**Short problem:** In the entries below, find the line with "Clone this diagram in TikZ." and the line with "[stratbox] (plan) at", then retype both and everything between them exactly. Do not copy the pictures.
## BEGIN Available data
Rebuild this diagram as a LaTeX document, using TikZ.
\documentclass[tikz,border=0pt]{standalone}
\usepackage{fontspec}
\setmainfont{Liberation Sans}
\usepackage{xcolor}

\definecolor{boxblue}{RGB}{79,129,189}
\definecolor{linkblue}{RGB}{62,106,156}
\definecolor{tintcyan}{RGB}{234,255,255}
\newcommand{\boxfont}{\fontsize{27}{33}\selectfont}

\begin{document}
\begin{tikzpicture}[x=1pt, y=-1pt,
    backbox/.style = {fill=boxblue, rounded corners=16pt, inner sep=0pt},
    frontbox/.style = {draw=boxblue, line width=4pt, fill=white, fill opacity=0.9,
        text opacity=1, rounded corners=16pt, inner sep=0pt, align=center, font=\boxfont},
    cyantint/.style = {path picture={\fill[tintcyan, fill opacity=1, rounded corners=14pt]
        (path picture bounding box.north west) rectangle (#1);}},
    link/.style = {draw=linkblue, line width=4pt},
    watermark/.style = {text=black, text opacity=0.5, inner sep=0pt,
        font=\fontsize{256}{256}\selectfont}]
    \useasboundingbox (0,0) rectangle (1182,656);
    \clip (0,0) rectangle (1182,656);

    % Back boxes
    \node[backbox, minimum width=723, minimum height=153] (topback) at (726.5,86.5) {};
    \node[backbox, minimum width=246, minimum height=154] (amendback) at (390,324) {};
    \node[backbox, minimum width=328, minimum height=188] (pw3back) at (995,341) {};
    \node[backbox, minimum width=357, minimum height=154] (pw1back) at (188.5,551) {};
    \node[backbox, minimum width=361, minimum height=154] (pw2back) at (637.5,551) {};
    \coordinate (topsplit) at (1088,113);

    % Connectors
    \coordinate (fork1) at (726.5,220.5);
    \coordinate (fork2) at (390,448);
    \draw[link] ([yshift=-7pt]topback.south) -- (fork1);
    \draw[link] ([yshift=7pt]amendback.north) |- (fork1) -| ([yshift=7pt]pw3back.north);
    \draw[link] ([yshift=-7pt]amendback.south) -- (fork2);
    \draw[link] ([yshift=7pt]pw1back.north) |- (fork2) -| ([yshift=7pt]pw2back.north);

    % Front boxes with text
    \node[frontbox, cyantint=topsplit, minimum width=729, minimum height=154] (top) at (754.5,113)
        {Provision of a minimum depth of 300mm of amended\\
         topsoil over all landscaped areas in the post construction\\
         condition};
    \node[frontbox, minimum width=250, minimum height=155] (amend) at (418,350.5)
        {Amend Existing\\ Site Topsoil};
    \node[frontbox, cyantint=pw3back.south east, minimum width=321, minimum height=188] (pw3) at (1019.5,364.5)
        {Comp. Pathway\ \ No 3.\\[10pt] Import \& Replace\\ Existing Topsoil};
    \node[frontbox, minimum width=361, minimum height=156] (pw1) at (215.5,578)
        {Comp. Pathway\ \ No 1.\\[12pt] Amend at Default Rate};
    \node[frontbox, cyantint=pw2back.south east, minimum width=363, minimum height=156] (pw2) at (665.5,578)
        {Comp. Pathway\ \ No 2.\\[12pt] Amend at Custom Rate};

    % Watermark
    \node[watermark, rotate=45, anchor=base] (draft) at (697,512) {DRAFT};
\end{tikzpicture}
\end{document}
## END Available data
## BEGIN Available data
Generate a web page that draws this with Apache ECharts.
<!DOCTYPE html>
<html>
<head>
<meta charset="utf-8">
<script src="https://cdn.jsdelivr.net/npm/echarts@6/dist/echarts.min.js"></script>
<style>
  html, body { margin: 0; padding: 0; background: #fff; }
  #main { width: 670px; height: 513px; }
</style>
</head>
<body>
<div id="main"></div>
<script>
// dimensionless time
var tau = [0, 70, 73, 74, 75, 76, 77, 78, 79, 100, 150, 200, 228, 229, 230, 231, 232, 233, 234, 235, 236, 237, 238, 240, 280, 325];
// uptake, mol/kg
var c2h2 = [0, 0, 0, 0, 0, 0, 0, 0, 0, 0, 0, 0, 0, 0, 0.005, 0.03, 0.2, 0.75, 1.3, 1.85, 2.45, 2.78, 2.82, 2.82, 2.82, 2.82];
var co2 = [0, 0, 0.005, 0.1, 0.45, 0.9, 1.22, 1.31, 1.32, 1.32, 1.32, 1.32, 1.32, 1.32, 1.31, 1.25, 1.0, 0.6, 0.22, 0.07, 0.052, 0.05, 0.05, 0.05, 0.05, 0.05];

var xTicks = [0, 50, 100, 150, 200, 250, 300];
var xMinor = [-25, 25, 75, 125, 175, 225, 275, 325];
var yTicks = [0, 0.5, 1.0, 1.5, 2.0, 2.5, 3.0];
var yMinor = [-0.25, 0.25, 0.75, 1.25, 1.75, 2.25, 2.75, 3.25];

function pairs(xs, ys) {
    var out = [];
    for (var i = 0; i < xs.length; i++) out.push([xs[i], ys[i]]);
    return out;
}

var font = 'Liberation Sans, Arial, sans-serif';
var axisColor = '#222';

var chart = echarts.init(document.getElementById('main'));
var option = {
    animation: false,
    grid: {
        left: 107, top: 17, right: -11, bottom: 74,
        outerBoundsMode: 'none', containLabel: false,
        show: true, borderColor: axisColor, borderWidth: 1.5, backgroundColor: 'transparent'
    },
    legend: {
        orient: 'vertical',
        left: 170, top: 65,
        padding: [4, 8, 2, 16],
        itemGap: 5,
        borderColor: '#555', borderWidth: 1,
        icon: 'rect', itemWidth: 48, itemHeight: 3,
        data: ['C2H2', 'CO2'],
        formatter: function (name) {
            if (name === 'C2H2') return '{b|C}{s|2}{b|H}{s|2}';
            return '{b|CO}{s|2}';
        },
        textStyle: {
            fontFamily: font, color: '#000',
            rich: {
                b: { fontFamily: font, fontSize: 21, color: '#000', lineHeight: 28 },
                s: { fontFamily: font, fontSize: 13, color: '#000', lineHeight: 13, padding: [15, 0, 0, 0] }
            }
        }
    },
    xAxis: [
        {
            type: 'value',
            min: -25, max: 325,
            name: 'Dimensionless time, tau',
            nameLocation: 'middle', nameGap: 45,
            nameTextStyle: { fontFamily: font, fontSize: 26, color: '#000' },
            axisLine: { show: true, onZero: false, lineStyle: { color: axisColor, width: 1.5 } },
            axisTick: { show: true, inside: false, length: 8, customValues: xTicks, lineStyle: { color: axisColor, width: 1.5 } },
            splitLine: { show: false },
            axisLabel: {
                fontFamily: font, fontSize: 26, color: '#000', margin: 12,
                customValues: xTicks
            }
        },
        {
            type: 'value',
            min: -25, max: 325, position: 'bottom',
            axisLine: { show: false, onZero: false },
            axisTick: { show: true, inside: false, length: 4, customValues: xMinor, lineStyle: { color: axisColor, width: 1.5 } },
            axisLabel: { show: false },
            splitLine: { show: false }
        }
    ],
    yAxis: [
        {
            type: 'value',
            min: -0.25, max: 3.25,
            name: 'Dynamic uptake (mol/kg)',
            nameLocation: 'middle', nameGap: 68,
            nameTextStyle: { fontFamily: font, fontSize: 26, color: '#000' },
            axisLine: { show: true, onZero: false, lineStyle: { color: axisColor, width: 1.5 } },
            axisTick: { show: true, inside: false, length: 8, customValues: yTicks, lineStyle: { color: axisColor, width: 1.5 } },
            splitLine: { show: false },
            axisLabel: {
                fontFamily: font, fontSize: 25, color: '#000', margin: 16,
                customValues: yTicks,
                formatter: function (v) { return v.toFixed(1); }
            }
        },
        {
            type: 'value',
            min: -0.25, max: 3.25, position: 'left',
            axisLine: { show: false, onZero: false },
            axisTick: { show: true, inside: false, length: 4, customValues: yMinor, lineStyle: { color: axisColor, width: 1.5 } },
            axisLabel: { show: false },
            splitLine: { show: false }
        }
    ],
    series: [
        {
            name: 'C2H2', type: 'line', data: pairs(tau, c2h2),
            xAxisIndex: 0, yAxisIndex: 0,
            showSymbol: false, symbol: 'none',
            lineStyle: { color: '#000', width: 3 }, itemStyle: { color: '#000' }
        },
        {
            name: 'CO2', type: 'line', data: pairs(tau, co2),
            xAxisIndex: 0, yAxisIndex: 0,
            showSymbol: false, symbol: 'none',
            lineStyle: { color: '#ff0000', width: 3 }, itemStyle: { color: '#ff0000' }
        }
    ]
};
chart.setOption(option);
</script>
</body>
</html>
## END Available data
## BEGIN Available data
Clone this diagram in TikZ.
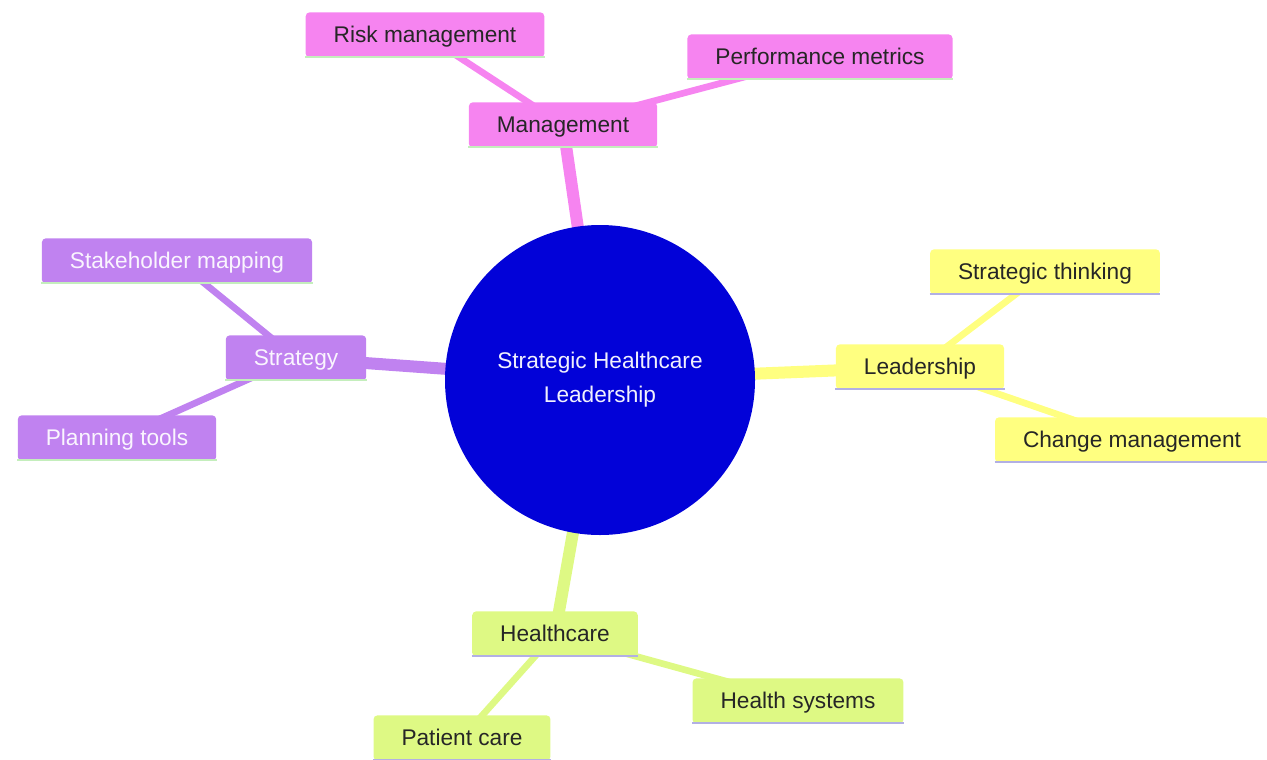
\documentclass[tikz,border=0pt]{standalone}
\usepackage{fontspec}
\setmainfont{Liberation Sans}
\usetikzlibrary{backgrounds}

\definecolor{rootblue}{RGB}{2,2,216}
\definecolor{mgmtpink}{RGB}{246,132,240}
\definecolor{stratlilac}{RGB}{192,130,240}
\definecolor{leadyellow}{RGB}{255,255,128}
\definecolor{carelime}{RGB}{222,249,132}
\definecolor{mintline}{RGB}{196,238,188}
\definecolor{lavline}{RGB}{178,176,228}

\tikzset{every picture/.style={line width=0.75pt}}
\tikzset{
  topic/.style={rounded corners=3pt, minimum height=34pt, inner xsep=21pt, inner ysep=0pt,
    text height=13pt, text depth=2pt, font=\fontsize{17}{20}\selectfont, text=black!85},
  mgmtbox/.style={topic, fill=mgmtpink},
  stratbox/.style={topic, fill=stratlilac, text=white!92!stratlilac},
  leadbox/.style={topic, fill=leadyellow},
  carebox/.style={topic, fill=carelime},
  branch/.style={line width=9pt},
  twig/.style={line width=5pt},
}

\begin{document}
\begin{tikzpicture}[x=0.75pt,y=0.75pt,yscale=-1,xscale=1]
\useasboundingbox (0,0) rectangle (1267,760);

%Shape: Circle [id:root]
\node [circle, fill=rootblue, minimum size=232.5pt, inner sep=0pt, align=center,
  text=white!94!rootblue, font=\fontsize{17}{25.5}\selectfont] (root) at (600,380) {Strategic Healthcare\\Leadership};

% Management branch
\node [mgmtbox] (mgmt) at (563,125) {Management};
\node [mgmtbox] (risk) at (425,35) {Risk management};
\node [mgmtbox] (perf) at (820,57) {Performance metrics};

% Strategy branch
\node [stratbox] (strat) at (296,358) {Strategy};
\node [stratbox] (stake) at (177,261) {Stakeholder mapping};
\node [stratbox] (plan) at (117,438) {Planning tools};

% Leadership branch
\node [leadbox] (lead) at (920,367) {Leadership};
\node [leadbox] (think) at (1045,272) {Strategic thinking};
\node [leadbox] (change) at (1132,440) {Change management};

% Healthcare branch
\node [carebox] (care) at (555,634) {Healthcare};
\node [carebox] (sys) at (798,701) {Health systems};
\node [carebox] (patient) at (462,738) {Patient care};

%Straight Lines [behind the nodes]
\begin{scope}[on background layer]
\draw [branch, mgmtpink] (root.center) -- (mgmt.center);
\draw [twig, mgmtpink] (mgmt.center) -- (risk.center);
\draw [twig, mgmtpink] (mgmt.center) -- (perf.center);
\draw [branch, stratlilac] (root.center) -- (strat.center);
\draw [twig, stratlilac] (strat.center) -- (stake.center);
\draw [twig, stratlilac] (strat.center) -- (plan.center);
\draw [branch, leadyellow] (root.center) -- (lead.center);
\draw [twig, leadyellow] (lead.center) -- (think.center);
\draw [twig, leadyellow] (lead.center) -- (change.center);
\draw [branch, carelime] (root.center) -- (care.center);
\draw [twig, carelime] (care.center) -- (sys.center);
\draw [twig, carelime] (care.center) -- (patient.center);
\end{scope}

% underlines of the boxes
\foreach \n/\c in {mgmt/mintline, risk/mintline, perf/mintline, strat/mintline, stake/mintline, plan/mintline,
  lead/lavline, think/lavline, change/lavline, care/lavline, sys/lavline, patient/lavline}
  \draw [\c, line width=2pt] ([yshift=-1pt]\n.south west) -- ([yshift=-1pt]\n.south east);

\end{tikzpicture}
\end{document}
## END Available data
**The response:**
Clone this diagram in TikZ.
\documentclass[tikz,border=0pt]{standalone}
\usepackage{fontspec}
\setmainfont{Liberation Sans}
\usetikzlibrary{backgrounds}

\definecolor{rootblue}{RGB}{2,2,216}
\definecolor{mgmtpink}{RGB}{246,132,240}
\definecolor{stratlilac}{RGB}{192,130,240}
\definecolor{leadyellow}{RGB}{255,255,128}
\definecolor{carelime}{RGB}{222,249,132}
\definecolor{mintline}{RGB}{196,238,188}
\definecolor{lavline}{RGB}{178,176,228}

\tikzset{every picture/.style={line width=0.75pt}}
\tikzset{
  topic/.style={rounded corners=3pt, minimum height=34pt, inner xsep=21pt, inner ysep=0pt,
    text height=13pt, text depth=2pt, font=\fontsize{17}{20}\selectfont, text=black!85},
  mgmtbox/.style={topic, fill=mgmtpink},
  stratbox/.style={topic, fill=stratlilac, text=white!92!stratlilac},
  leadbox/.style={topic, fill=leadyellow},
  carebox/.style={topic, fill=carelime},
  branch/.style={line width=9pt},
  twig/.style={line width=5pt},
}

\begin{document}
\begin{tikzpicture}[x=0.75pt,y=0.75pt,yscale=-1,xscale=1]
\useasboundingbox (0,0) rectangle (1267,760);

%Shape: Circle [id:root]
\node [circle, fill=rootblue, minimum size=232.5pt, inner sep=0pt, align=center,
  text=white!94!rootblue, font=\fontsize{17}{25.5}\selectfont] (root) at (600,380) {Strategic Healthcare\\Leadership};

% Management branch
\node [mgmtbox] (mgmt) at (563,125) {Management};
\node [mgmtbox] (risk) at (425,35) {Risk management};
\node [mgmtbox] (perf) at (820,57) {Performance metrics};

% Strategy branch
\node [stratbox] (strat) at (296,358) {Strategy};
\node [stratbox] (stake) at (177,261) {Stakeholder mapping};
\node [stratbox] (plan) at (117,438) {Planning tools};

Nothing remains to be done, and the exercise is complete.